■ **What is asked**:
Without the pictures, return all of the material exactly as written.

■ **Data section**:
----------

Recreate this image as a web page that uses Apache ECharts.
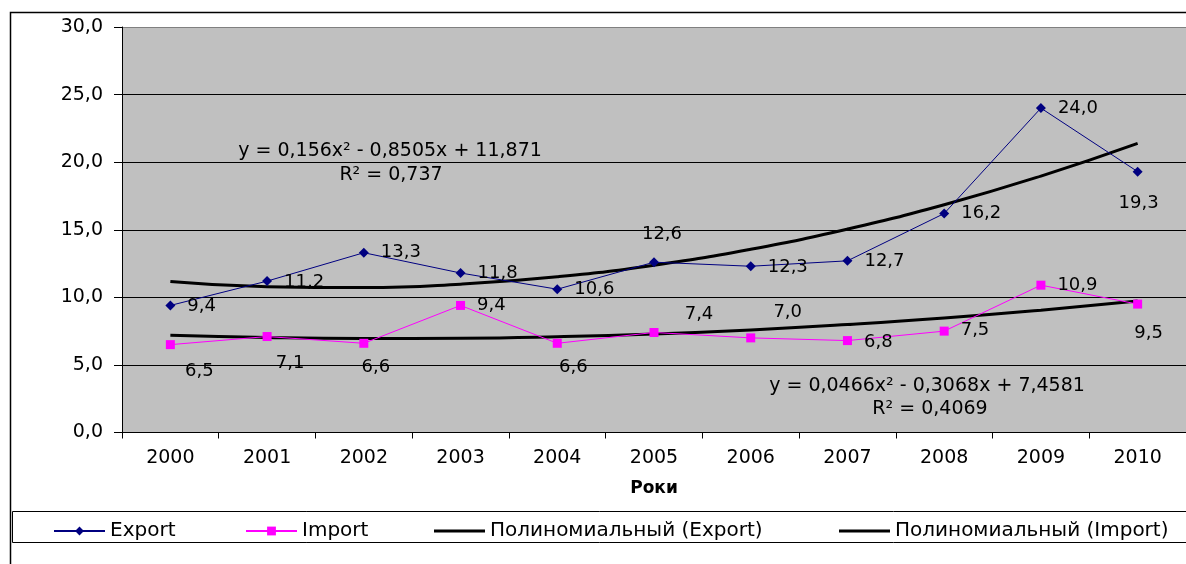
<!DOCTYPE html>
<html>
<head>
<meta charset="utf-8">
<script src="https://cdn.jsdelivr.net/npm/echarts@6/dist/echarts.min.js"></script>
<style>
html,body{margin:0;padding:0;background:#fff;}
#c{width:1186px;height:564px;}
</style>
</head>
<body>
<div id="c"></div>
<script>
// ---- data ----
const years = ['2000','2001','2002','2003','2004','2005','2006','2007','2008','2009','2010'];
const exportValues = [9.4, 11.2, 13.3, 11.8, 10.6, 12.6, 12.3, 12.7, 16.2, 24.0, 19.3];
const importValues = [6.5, 7.1, 6.6, 9.4, 6.6, 7.4, 7.0, 6.8, 7.5, 10.9, 9.5];
// polynomial trend values at each year (from the chart's trend lines)
const exportTrend = [11.18, 10.79, 10.72, 10.97, 11.52, 12.38, 13.56, 15.05, 16.85, 18.97, 21.39];
const importTrend = [7.20, 7.03, 6.96, 6.98, 7.09, 7.29, 7.59, 7.99, 8.47, 9.05, 9.72];
const yTicks = [0, 5, 10, 15, 20, 25, 30];
const exportEquation = ['y = 0,156x² - 0,8505x + 11,871', 'R² = 0,737'];
const importEquation = ['y = 0,0466x² - 0,3068x + 7,4581', 'R² = 0,4069'];
const seriesNames = ['Export', 'Import', 'Полиномиальный (Export)', 'Полиномиальный (Import)'];
const axisTitle = 'Роки';

// ---- label placement (style only) ----
const exportLabelPos = ['right','right','right','right','right','top','right','right','right','right','bottom'];
const exportLabelOff = [[7,1],[7,1],[7,0],[7,0],[7,0],[8,-9],[7,1],[7,0],[7,0],[7,0],[1,13]];
const importLabelPos = ['bottom','bottom','bottom','right','bottom','top','top','right','right','right','bottom'];
const importLabelOff = [[29,8],[23,8],[12,6],[7,0],[16,6],[45,0],[37,-7],[7,2],[7,-1],[7,0],[11,11]];

const FONT = 'DejaVu Sans';
const fmt = v => Number(v).toFixed(1).replace('.', ',');

function withLabels(values, pos, off) {
  return values.map((v, i) => ({
    value: v,
    label: { position: pos[i], offset: off[i] }
  }));
}

const chart = echarts.init(document.getElementById('c'), null, { renderer: 'canvas' });

const legendBase = {
  top: 516,
  itemWidth: 51,
  itemHeight: 11,
  z: 10,
  selectedMode: false,
  textStyle: { fontFamily: FONT, fontSize: 20, color: '#000' }
};

chart.setOption({
  animation: false,
  backgroundColor: '#fff',
  textStyle: { fontFamily: FONT },
  grid: {
    left: 122, top: 27, width: 1075, height: 405.5,
    show: true, backgroundColor: '#C0C0C0', borderWidth: 0
  },
  xAxis: {
    type: 'category',
    data: years,
    boundaryGap: true,
    axisLine: { lineStyle: { color: '#000', width: 1 } },
    axisTick: { show: true, length: 6, alignWithLabel: false, lineStyle: { color: '#000' } },
    axisLabel: { color: '#000', fontFamily: FONT, fontSize: 19, margin: 16 },
    name: axisTitle,
    nameLocation: 'middle',
    nameGap: 48,
    nameTextStyle: { color: '#000', fontFamily: FONT, fontSize: 17, fontWeight: 'bold' },
    splitLine: { show: false }
  },
  yAxis: {
    type: 'value',
    min: yTicks[0],
    max: yTicks[yTicks.length - 1],
    interval: 5,
    axisLine: { show: true, lineStyle: { color: '#000', width: 1 } },
    axisTick: { show: true, length: 8, lineStyle: { color: '#000' } },
    axisLabel: { color: '#000', fontFamily: FONT, fontSize: 19, margin: 19, formatter: fmt },
    splitLine: { show: true, lineStyle: { color: ['#000','#000','#000','#000','#000','#000','#808080'], width: 1 } }
  },
  legend: [
    Object.assign({}, legendBase, { left: 48, data: [seriesNames[0]] }),
    Object.assign({}, legendBase, { left: 240, data: [seriesNames[1]] }),
    Object.assign({}, legendBase, { left: 429, data: [seriesNames[2]], icon: 'rect', itemHeight: 3 }),
    Object.assign({}, legendBase, { left: 834, data: [seriesNames[3]], icon: 'rect', itemHeight: 3 })
  ],
  graphic: [
    { type: 'rect', z: -10, silent: true,
      shape: { x: 10.5, y: 12.5, width: 1400, height: 800 },
      style: { fill: 'transparent', stroke: '#000', lineWidth: 1.5 } },
    { type: 'rect', z: 1, silent: true,
      shape: { x: 12.5, y: 511.5, width: 1400, height: 31 },
      style: { fill: '#fff', stroke: '#000', lineWidth: 1 } },
    { type: 'text', z: 50, silent: true, x: 390, y: 151,
      style: { text: exportEquation[0], fontFamily: FONT, fontSize: 19, fill: '#000', align: 'center', verticalAlign: 'middle' } },
    { type: 'text', z: 50, silent: true, x: 391, y: 175,
      style: { text: exportEquation[1], fontFamily: FONT, fontSize: 19, fill: '#000', align: 'center', verticalAlign: 'middle' } },
    { type: 'text', z: 50, silent: true, x: 927, y: 386,
      style: { text: importEquation[0], fontFamily: FONT, fontSize: 19, fill: '#000', align: 'center', verticalAlign: 'middle' } },
    { type: 'text', z: 50, silent: true, x: 930, y: 409,
      style: { text: importEquation[1], fontFamily: FONT, fontSize: 19, fill: '#000', align: 'center', verticalAlign: 'middle' } }
  ],
  series: [
    {
      name: seriesNames[0], type: 'line',
      data: withLabels(exportValues, exportLabelPos, exportLabelOff),
      symbol: 'diamond', symbolSize: 10,
      itemStyle: { color: '#000080' },
      lineStyle: { color: '#000080', width: 1 },
      label: { show: true, color: '#000', fontFamily: FONT, fontSize: 18, formatter: p => fmt(p.value) },
      z: 5
    },
    {
      name: seriesNames[1], type: 'line',
      data: withLabels(importValues, importLabelPos, importLabelOff),
      symbol: 'rect', symbolSize: 9,
      itemStyle: { color: '#FF00FF' },
      lineStyle: { color: '#FF00FF', width: 1 },
      label: { show: true, color: '#000', fontFamily: FONT, fontSize: 18, formatter: p => fmt(p.value) },
      z: 5
    },
    {
      name: seriesNames[2], type: 'line',
      data: exportTrend, smooth: true, symbol: 'none',
      itemStyle: { color: '#000' },
      lineStyle: { color: '#000', width: 3 },
      z: 4
    },
    {
      name: seriesNames[3], type: 'line',
      data: importTrend, smooth: true, symbol: 'none',
      itemStyle: { color: '#000' },
      lineStyle: { color: '#000', width: 3 },
      z: 4
    }
  ]
});
</script>
</body>
</html>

----------

■ **Final result**:
Recreate this image as a web page that uses Apache ECharts.
<!DOCTYPE html>
<html>
<head>
<meta charset="utf-8">
<script src="https://cdn.jsdelivr.net/npm/echarts@6/dist/echarts.min.js"></script>
<style>
html,body{margin:0;padding:0;background:#fff;}
#c{width:1186px;height:564px;}
</style>
</head>
<body>
<div id="c"></div>
<script>
// ---- data ----
const years = ['2000','2001','2002','2003','2004','2005','2006','2007','2008','2009','2010'];
const exportValues = [9.4, 11.2, 13.3, 11.8, 10.6, 12.6, 12.3, 12.7, 16.2, 24.0, 19.3];
const importValues = [6.5, 7.1, 6.6, 9.4, 6.6, 7.4, 7.0, 6.8, 7.5, 10.9, 9.5];
// polynomial trend values at each year (from the chart's trend lines)
const exportTrend = [11.18, 10.79, 10.72, 10.97, 11.52, 12.38, 13.56, 15.05, 16.85, 18.97, 21.39];
const importTrend = [7.20, 7.03, 6.96, 6.98, 7.09, 7.29, 7.59, 7.99, 8.47, 9.05, 9.72];
const yTicks = [0, 5, 10, 15, 20, 25, 30];
const exportEquation = ['y = 0,156x² - 0,8505x + 11,871', 'R² = 0,737'];
const importEquation = ['y = 0,0466x² - 0,3068x + 7,4581', 'R² = 0,4069'];
const seriesNames = ['Export', 'Import', 'Полиномиальный (Export)', 'Полиномиальный (Import)'];
const axisTitle = 'Роки';

// ---- label placement (style only) ----
const exportLabelPos = ['right','right','right','right','right','top','right','right','right','right','bottom'];
const exportLabelOff = [[7,1],[7,1],[7,0],[7,0],[7,0],[8,-9],[7,1],[7,0],[7,0],[7,0],[1,13]];
const importLabelPos = ['bottom','bottom','bottom','right','bottom','top','top','right','right','right','bottom'];
const importLabelOff = [[29,8],[23,8],[12,6],[7,0],[16,6],[45,0],[37,-7],[7,2],[7,-1],[7,0],[11,11]];

const FONT = 'DejaVu Sans';
const fmt = v => Number(v).toFixed(1).replace('.', ',');

function withLabels(values, pos, off) {
  return values.map((v, i) => ({
    value: v,
    label: { position: pos[i], offset: off[i] }
  }));
}

const chart = echarts.init(document.getElementById('c'), null, { renderer: 'canvas' });

const legendBase = {
  top: 516,
  itemWidth: 51,
  itemHeight: 11,
  z: 10,
  selectedMode: false,
  textStyle: { fontFamily: FONT, fontSize: 20, color: '#000' }
};

chart.setOption({
  animation: false,
  backgroundColor: '#fff',
  textStyle: { fontFamily: FONT },
  grid: {
    left: 122, top: 27, width: 1075, height: 405.5,
    show: true, backgroundColor: '#C0C0C0', borderWidth: 0
  },
  xAxis: {
    type: 'category',
    data: years,
    boundaryGap: true,
    axisLine: { lineStyle: { color: '#000', width: 1 } },
    axisTick: { show: true, length: 6, alignWithLabel: false, lineStyle: { color: '#000' } },
    axisLabel: { color: '#000', fontFamily: FONT, fontSize: 19, margin: 16 },
    name: axisTitle,
    nameLocation: 'middle',
    nameGap: 48,
    nameTextStyle: { color: '#000', fontFamily: FONT, fontSize: 17, fontWeight: 'bold' },
    splitLine: { show: false }
  },
  yAxis: {
    type: 'value',
    min: yTicks[0],
    max: yTicks[yTicks.length - 1],
    interval: 5,
    axisLine: { show: true, lineStyle: { color: '#000', width: 1 } },
    axisTick: { show: true, length: 8, lineStyle: { color: '#000' } },
    axisLabel: { color: '#000', fontFamily: FONT, fontSize: 19, margin: 19, formatter: fmt },
    splitLine: { show: true, lineStyle: { color: ['#000','#000','#000','#000','#000','#000','#808080'], width: 1 } }
  },
  legend: [
    Object.assign({}, legendBase, { left: 48, data: [seriesNames[0]] }),
    Object.assign({}, legendBase, { left: 240, data: [seriesNames[1]] }),
    Object.assign({}, legendBase, { left: 429, data: [seriesNames[2]], icon: 'rect', itemHeight: 3 }),
    Object.assign({}, legendBase, { left: 834, data: [seriesNames[3]], icon: 'rect', itemHeight: 3 })
  ],
  graphic: [
    { type: 'rect', z: -10, silent: true,
      shape: { x: 10.5, y: 12.5, width: 1400, height: 800 },
      style: { fill: 'transparent', stroke: '#000', lineWidth: 1.5 } },
    { type: 'rect', z: 1, silent: true,
      shape: { x: 12.5, y: 511.5, width: 1400, height: 31 },
      style: { fill: '#fff', stroke: '#000', lineWidth: 1 } },
    { type: 'text', z: 50, silent: true, x: 390, y: 151,
      style: { text: exportEquation[0], fontFamily: FONT, fontSize: 19, fill: '#000', align: 'center', verticalAlign: 'middle' } },
    { type: 'text', z: 50, silent: true, x: 391, y: 175,
      style: { text: exportEquation[1], fontFamily: FONT, fontSize: 19, fill: '#000', align: 'center', verticalAlign: 'middle' } },
    { type: 'text', z: 50, silent: true, x: 927, y: 386,
      style: { text: importEquation[0], fontFamily: FONT, fontSize: 19, fill: '#000', align: 'center', verticalAlign: 'middle' } },
    { type: 'text', z: 50, silent: true, x: 930, y: 409,
      style: { text: importEquation[1], fontFamily: FONT, fontSize: 19, fill: '#000', align: 'center', verticalAlign: 'middle' } }
  ],
  series: [
    {
      name: seriesNames[0], type: 'line',
      data: withLabels(exportValues, exportLabelPos, exportLabelOff),
      symbol: 'diamond', symbolSize: 10,
      itemStyle: { color: '#000080' },
      lineStyle: { color: '#000080', width: 1 },
      label: { show: true, color: '#000', fontFamily: FONT, fontSize: 18, formatter: p => fmt(p.value) },
      z: 5
    },
    {
      name: seriesNames[1], type: 'line',
      data: withLabels(importValues, importLabelPos, importLabelOff),
      symbol: 'rect', symbolSize: 9,
      itemStyle: { color: '#FF00FF' },
      lineStyle: { color: '#FF00FF', width: 1 },
      label: { show: true, color: '#000', fontFamily: FONT, fontSize: 18, formatter: p => fmt(p.value) },
      z: 5
    },
    {
      name: seriesNames[2], type: 'line',
      data: exportTrend, smooth: true, symbol: 'none',
      itemStyle: { color: '#000' },
      lineStyle: { color: '#000', width: 3 },
      z: 4
    },
    {
      name: seriesNames[3], type: 'line',
      data: importTrend, smooth: true, symbol: 'none',
      itemStyle: { color: '#000' },
      lineStyle: { color: '#000', width: 3 },
      z: 4
    }
  ]
});
</script>
</body>
</html>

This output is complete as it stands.